# WORK REQUIRED:
Leaving out every picture, retype the lines below from the top through the one that contains "import plotly.graph_objects as go".

# AVAILABLE RECORDS:
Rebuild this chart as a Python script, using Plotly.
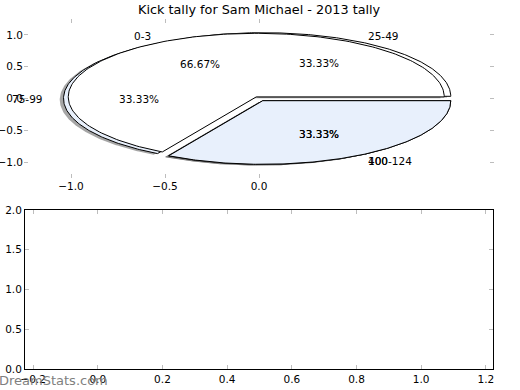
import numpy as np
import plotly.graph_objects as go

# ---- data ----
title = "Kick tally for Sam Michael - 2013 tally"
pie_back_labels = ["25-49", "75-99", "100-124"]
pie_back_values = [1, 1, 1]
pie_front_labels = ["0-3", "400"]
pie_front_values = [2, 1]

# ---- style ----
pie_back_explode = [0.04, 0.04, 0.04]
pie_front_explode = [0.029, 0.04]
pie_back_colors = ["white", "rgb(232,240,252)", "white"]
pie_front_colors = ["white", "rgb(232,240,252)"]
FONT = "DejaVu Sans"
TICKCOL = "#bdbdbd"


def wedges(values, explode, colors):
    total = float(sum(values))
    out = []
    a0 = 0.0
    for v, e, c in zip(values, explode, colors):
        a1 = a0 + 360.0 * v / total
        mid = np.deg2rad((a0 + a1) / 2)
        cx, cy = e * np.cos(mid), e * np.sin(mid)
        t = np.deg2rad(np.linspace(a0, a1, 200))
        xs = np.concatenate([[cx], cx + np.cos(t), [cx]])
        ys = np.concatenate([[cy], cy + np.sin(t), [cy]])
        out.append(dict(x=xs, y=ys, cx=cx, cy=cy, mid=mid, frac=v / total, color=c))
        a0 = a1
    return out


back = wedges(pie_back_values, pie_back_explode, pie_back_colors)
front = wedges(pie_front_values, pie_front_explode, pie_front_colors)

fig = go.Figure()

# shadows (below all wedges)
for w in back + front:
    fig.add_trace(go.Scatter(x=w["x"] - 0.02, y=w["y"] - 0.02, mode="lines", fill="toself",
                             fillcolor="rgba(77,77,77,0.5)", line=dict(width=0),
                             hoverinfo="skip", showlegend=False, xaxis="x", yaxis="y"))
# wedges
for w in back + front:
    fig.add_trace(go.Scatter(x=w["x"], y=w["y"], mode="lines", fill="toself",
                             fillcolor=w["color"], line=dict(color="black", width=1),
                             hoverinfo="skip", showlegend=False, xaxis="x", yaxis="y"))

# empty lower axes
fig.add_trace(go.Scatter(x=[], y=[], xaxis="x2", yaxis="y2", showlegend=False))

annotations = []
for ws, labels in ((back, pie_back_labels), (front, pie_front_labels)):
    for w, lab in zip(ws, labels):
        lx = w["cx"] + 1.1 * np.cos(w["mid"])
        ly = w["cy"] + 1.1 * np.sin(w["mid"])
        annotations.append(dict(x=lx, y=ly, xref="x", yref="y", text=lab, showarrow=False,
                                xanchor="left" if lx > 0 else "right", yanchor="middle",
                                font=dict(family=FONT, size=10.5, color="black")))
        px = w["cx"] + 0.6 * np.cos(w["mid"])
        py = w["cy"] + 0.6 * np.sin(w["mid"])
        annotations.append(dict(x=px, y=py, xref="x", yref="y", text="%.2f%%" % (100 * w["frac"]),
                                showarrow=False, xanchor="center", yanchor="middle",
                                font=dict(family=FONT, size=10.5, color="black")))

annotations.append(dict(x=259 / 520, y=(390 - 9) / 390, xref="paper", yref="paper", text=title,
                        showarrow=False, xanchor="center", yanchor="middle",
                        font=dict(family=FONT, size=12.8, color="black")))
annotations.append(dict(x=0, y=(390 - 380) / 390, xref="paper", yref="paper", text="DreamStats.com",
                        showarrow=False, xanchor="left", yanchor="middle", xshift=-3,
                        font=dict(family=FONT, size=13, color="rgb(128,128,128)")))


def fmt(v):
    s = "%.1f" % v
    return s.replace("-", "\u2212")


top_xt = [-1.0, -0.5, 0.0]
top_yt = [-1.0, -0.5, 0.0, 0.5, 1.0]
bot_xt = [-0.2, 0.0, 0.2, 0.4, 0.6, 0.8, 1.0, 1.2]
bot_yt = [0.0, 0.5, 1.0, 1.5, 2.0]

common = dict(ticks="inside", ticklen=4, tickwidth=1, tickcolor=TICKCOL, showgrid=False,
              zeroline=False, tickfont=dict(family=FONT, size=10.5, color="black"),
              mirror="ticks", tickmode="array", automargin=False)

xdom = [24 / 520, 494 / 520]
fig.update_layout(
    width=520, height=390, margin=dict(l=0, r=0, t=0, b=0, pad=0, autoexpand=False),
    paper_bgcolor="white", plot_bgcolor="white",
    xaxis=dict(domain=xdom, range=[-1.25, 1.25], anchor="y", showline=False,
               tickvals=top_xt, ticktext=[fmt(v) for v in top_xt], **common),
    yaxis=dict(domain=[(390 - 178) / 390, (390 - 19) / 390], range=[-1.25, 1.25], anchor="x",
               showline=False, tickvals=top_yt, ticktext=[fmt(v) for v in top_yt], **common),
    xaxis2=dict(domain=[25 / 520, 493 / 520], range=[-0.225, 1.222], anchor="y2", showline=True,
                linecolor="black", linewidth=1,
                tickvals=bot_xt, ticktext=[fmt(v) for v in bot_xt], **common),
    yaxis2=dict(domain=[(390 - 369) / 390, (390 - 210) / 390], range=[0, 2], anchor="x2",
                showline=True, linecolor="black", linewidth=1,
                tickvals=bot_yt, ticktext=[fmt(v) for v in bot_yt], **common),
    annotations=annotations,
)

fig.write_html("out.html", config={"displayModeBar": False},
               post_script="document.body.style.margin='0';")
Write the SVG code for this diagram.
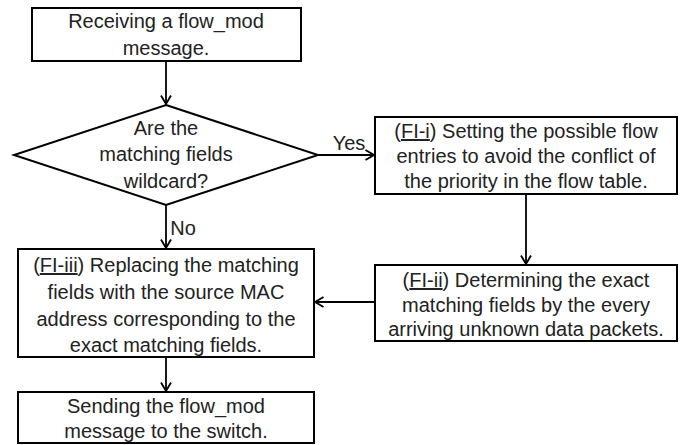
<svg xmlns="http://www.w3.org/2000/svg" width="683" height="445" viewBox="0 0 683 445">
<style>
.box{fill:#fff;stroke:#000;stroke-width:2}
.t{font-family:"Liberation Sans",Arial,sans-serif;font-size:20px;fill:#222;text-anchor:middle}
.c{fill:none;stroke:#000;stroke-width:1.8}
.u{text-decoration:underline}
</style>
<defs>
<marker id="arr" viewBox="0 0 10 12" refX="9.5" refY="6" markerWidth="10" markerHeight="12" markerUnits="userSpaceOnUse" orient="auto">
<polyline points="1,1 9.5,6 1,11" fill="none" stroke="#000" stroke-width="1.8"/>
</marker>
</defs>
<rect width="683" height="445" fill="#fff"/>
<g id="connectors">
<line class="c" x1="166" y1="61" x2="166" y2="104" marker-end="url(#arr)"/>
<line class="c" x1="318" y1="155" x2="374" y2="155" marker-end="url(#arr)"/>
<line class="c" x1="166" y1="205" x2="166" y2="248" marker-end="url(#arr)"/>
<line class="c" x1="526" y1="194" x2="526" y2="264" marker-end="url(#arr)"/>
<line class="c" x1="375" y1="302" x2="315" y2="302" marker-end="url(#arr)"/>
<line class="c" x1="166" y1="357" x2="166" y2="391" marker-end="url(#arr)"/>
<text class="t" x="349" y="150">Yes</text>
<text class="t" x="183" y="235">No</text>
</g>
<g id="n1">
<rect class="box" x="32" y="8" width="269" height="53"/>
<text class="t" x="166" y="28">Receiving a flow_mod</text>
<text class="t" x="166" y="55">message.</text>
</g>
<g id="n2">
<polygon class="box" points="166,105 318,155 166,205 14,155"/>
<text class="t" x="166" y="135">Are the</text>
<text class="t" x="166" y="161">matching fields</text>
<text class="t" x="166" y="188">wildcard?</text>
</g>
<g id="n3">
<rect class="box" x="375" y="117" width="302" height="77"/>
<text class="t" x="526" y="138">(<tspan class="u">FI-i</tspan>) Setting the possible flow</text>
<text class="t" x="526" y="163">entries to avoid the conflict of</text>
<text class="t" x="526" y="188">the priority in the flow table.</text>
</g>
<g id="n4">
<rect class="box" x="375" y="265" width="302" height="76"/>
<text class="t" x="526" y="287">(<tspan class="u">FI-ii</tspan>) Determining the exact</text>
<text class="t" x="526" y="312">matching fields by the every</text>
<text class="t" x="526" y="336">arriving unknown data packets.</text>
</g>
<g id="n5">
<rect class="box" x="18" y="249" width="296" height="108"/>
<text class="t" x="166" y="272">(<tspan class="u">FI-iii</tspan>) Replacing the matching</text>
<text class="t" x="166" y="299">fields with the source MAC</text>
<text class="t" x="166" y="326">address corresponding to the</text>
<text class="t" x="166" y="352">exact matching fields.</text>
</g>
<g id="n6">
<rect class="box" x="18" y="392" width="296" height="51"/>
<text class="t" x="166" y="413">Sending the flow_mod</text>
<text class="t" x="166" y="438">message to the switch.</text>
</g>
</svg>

# EXERCISE OUTPUT:
Rebuild this chart as a Python script, using Plotly.
import numpy as np
import plotly.graph_objects as go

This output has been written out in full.